Many rideshare drivers lease or finance their vehicles through the rideshare platform or a third-party rental service. If your personal vehicle was repossessed, sold, or totaled during the suspension period, you still need SR-22 coverage to reinstate your license even though you no longer own a car. A non-owner SR-22 policy provides liability coverage when you drive vehicles you do not own. The policy satisfies Rhode Island's SR-22 filing requirement and covers you when driving rental cars, borrowed vehicles, or platform-owned rideshare vehicles. Non-owner policies typically cost $30-$60/month in Rhode Island, significantly less than standard owner policies with SR-22 endorsements. Non-owner policies do not cover vehicles you own, lease, or have regular access to. If you live with a family member who owns a car and you drive that car regularly, you need to be listed on their policy or purchase your own owner policy. Carriers deny non-owner claims when the driver has regular access to a household vehicle not disclosed on the application. Once your license is reinstated and you obtain a new vehicle to resume rideshare driving, you must switch from the non-owner policy to a standard auto policy with rideshare endorsement. The SR-22 filing transfers to the new policy without restarting the 3-year filing period. Contact your carrier before canceling the non-owner policy to ensure the SR-22 filing remains continuous during the transition.

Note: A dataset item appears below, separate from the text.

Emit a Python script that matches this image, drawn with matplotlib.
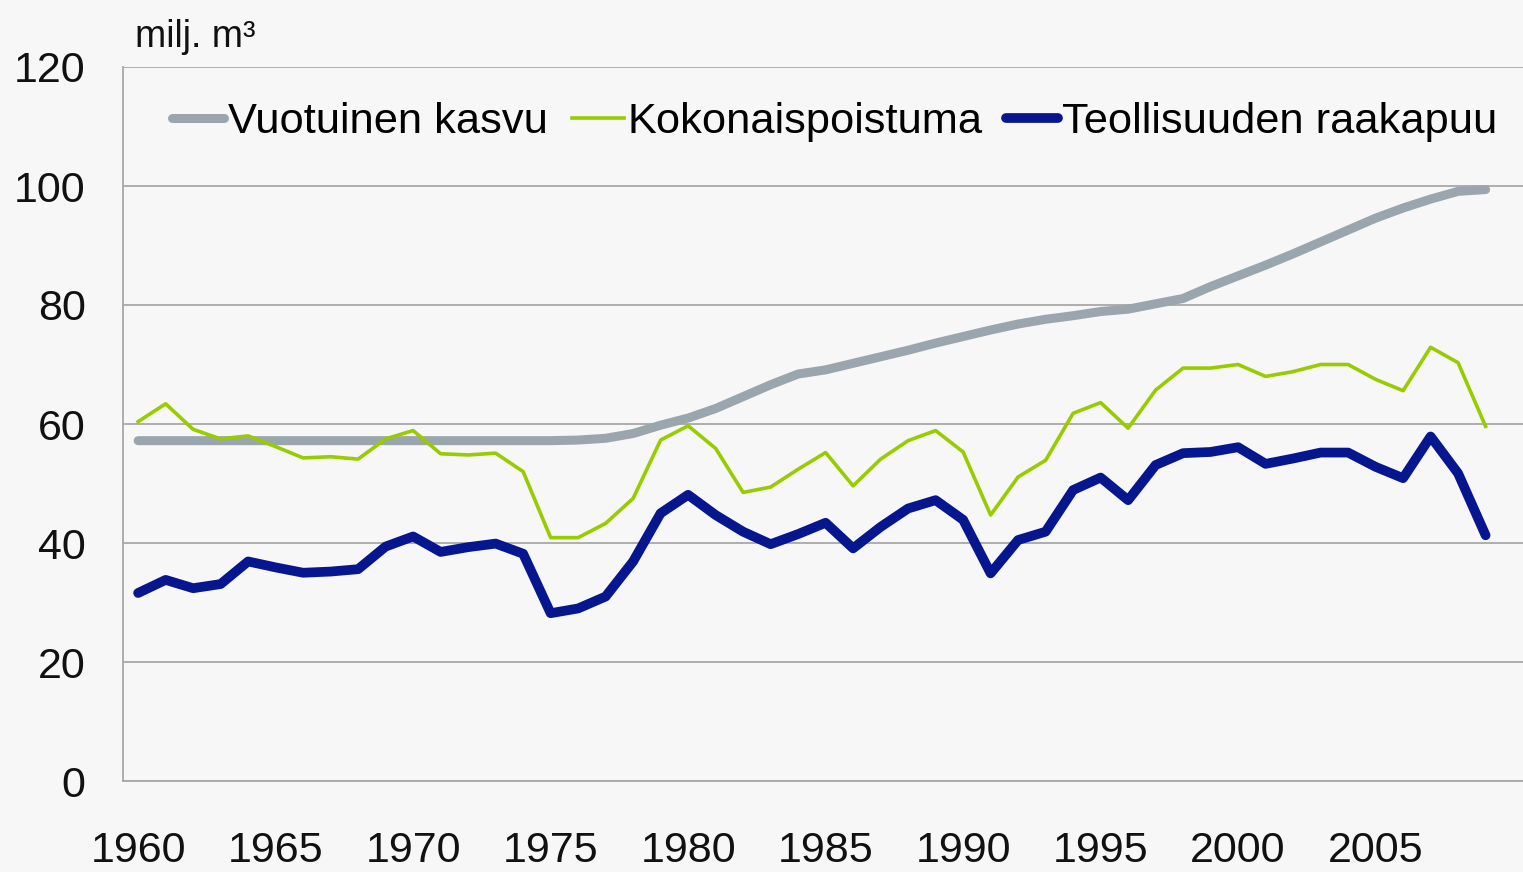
import matplotlib.pyplot as plt

plt.rcParams['font.family'] = ['Liberation Sans', 'DejaVu Sans']

years = list(range(1960, 2010))

# Vuotuinen kasvu (annual increment), milj. m3
kasvu = [57.2, 57.2, 57.2, 57.2, 57.2, 57.2, 57.2, 57.2, 57.2, 57.2,
         57.2, 57.2, 57.2, 57.2, 57.2, 57.2, 57.3, 57.6, 58.4, 59.8,
         61.0, 62.6, 64.6, 66.6, 68.4, 69.1, 70.2, 71.3, 72.4, 73.6,
         74.7, 75.8, 76.8, 77.6, 78.2, 78.9, 79.3, 80.2, 81.1, 83.1,
         84.9, 86.7, 88.6, 90.6, 92.6, 94.6, 96.3, 97.8, 99.1, 99.4]

# Kokonaispoistuma (total drain)
poistuma = [60.4, 63.4, 59.1, 57.5, 58.0, 56.2, 54.3, 54.5, 54.1, 57.5,
            58.9, 55.0, 54.8, 55.1, 52.0, 40.9, 40.9, 43.3, 47.5, 57.3,
            59.7, 55.9, 48.5, 49.4, 52.4, 55.2, 49.6, 54.1, 57.2, 58.9,
            55.3, 44.7, 51.1, 53.9, 61.8, 63.6, 59.3, 65.7, 69.4, 69.4,
            70.0, 68.0, 68.8, 70.0, 70.0, 67.5, 65.6, 72.9, 70.3, 59.6]

# Teollisuuden raakapuu (industrial roundwood)
raakapuu = [31.6, 33.8, 32.4, 33.1, 36.9, 35.9, 35.0, 35.2, 35.6, 39.4,
            41.1, 38.5, 39.3, 39.9, 38.2, 28.2, 29.0, 31.0, 36.9, 45.0,
            48.1, 44.7, 41.9, 39.8, 41.5, 43.4, 39.1, 42.7, 45.8, 47.2,
            43.9, 34.9, 40.5, 41.9, 48.9, 51.0, 47.2, 53.1, 55.1, 55.3,
            56.1, 53.3, 54.2, 55.2, 55.2, 52.8, 50.9, 57.9, 51.7, 41.3]

labels = ['Vuotuinen kasvu', 'Kokonaispoistuma', 'Teollisuuden raakapuu']
xticks = list(range(1960, 2010, 5))
yticks = [0, 20, 40, 60, 80, 100, 120]

fig = plt.figure(figsize=(15.23, 8.72), dpi=100)
fig.patch.set_facecolor('#f7f7f7')
ax = fig.add_axes([123 / 1523, 1 - 781 / 872, 1400 / 1523, 714 / 872])
ax.set_facecolor('#f7f7f7')

ax.plot(years, kasvu, color='#9aa6ae', lw=6.5, solid_capstyle='round', label=labels[0])
ax.plot(years, poistuma, color='#99cc00', lw=2.6, label=labels[1])
ax.plot(years, raakapuu, color='#06168f', lw=7, solid_capstyle='round', label=labels[2])

ax.set_xlim(1959.45, 2010.36)
ax.set_ylim(0, 120)
ax.set_xticks(xticks)
ax.set_yticks(yticks)
ax.tick_params(axis='both', length=0, labelsize=31, colors='#111111')
ax.tick_params(axis='x', pad=36)
ax.tick_params(axis='y', pad=27)
ax.yaxis.grid(True, color='#a8a8a8', lw=1.3)
ax.set_axisbelow(True)
for s in ['top', 'right']:
    ax.spines[s].set_visible(False)
for s in ['left', 'bottom']:
    ax.spines[s].set_color('#a8a8a8')
    ax.spines[s].set_linewidth(1.3)

ax.legend(loc='center left', bbox_to_anchor=(0.035, 0.923), ncol=3, frameon=False,
          fontsize=31.2, handlelength=1.2, handletextpad=0.09, columnspacing=0.55,
          borderaxespad=0, borderpad=0)

fig.text(135 / 1523, 1 - 47 / 872, 'milj. m³', fontsize=27, va='baseline', color='#111111')

plt.savefig('out.png', dpi=100)
plt.close()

How Lapse-Gap Documentation Affects Your SR-22 Filing Period

Rhode Island calculates the 3-year SR-22 filing period from your reinstatement date, not from the date you purchased coverage or the date your suspension began. If you were suspended on March 1, purchased SR-22 coverage on March 15, but did not complete reinstatement until April 10, your 3-year filing period runs from April 10 forward. Gaps in SR-22 coverage during the 3-year filing period restart the clock. If your policy lapses or cancels for non-payment, your carrier files an SR-26 cancellation notice with the Rhode Island DMV. The DMV suspends your license again within 10 business days. When you reinstate a second time, the 3-year filing period begins again from the new reinstatement date. Most rideshare drivers underestimate how coverage gaps occur. Missing a single premium payment triggers a carrier lapse notice even if you pay the overdue amount within the grace period. Switching carriers without confirming the new carrier filed the SR-22 before the old carrier canceled creates a 24-48 hour gap that the DMV's electronic verification system detects. Allowing your policy to cancel because you stopped driving for Uber or Lyft temporarily triggers immediate re-suspension. Set up automatic payments and calendar reminders 10 days before each premium due date. If you need to switch carriers, purchase the new policy with SR-22 filing first, confirm the new carrier's SR-22 filing appears on your DMV record, then cancel the old policy. Never cancel first and switch second.